You know, as in: “Do your hearing facilities hang low?/Do they wobble to and fro?/Can you tie ‘em in a knot?/Can you tie ‘em in a bow?”

Then there’s the definition of Unreasonable Noise:

“Sound that is of a volume that prevents, disrupts, injures or endangers the health, safety, welfare, comfort or repose of reasonable persons of ordinary sensitivities…”

When we learn, in Section 103 – Unlawful Noise Prohibited (I’ll bet there was a lively discussion over at the Department of Redundancy Department about whether a better name for this section would be “Prohibited Noise Unlawful”), that we may operate lawn and garden equipment during some hours but not others, we must conclude that the operation of such equipment during the permitted hours does

NOT bother “reasonable persons of ordinary sensitivities.”

It follows that those who ARE bothered by mowers, blowers and snow throwers must be unreasonable persons of extraordinary sensitivities. I have long suspected as much about myself.

But suppose there are many of us who are being driven mad by the sound of somebody somewhere always mowing. Might the noise ordinance be tweaked in deference to OUR health, safety and welfare?

Setting aside the question of whether we should even be growing inedible herbage, as opposed to, say, Brussels sprouts (here I must acknowledge that the hundreds of hours of wiffleball, badminton, croquet and kiddie pool fun I had with my kids would not have gone nearly as well in a vegetable garden), we readily concede that grass must be cut, especially now. During the peak of spring, an untended lawn might grown tall enough to conceal the presence of a musk ox, and you would not want to startle a musk ox in your backyard.

Sensitive persons that we are, we also recognize that the noise control ordinance was designed not just to accommodate the work and family schedules of busy homeowners, but also to make it possible for lawn care professionals to ply their trade.

Right now, though, everyone has a 14-hour mowing window. In the words of Tevye the milkman, would it spoil some vast eternal plan if we were to add a few more hours of quiet time to the beginning and end of the day – say, make the mowing time from 9 to 7 instead of 7 to 9?

If you’re wondering whether I am hypocritically disturbing the repose of my neighbors by using “power equipment” to cut my grass, I must admit that I am. I used to have a rotary, muscle-powered push mower that was quiet, eco-friendly and therefore perfect in every way but one: It didn’t cut the grass.
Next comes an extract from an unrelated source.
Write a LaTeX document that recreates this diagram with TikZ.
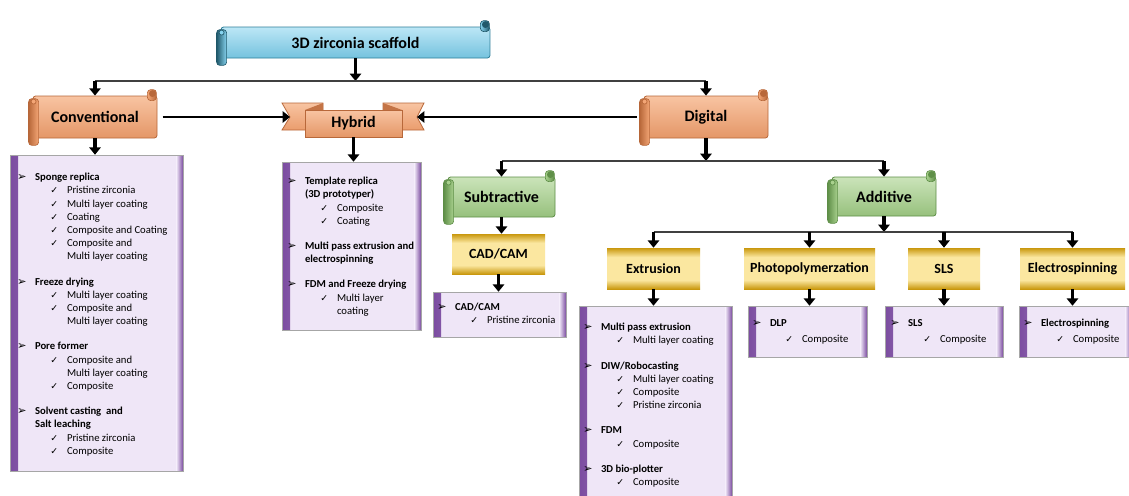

So now I have a mower with a rechargeable battery that is quieter than a gas-powered mower, but still loud enough to disturb an unreasonable neighbor of extraordinary sensitivities.

Let me know if you’re with me on this. If not, I will start doing what everyone else in America does: block out ambient sound with manufactured sound that is piped directly into my hearing facilities.

If I go that route, I’m not going to listen to music or news or audiobooks or podcasts. I’m going to find recordings of cardinals, catbirds, robins, jays, sparrows and the other visitors to my backyard that get drowned out by the sound of mowers, and pretend I’m hearing the real thing.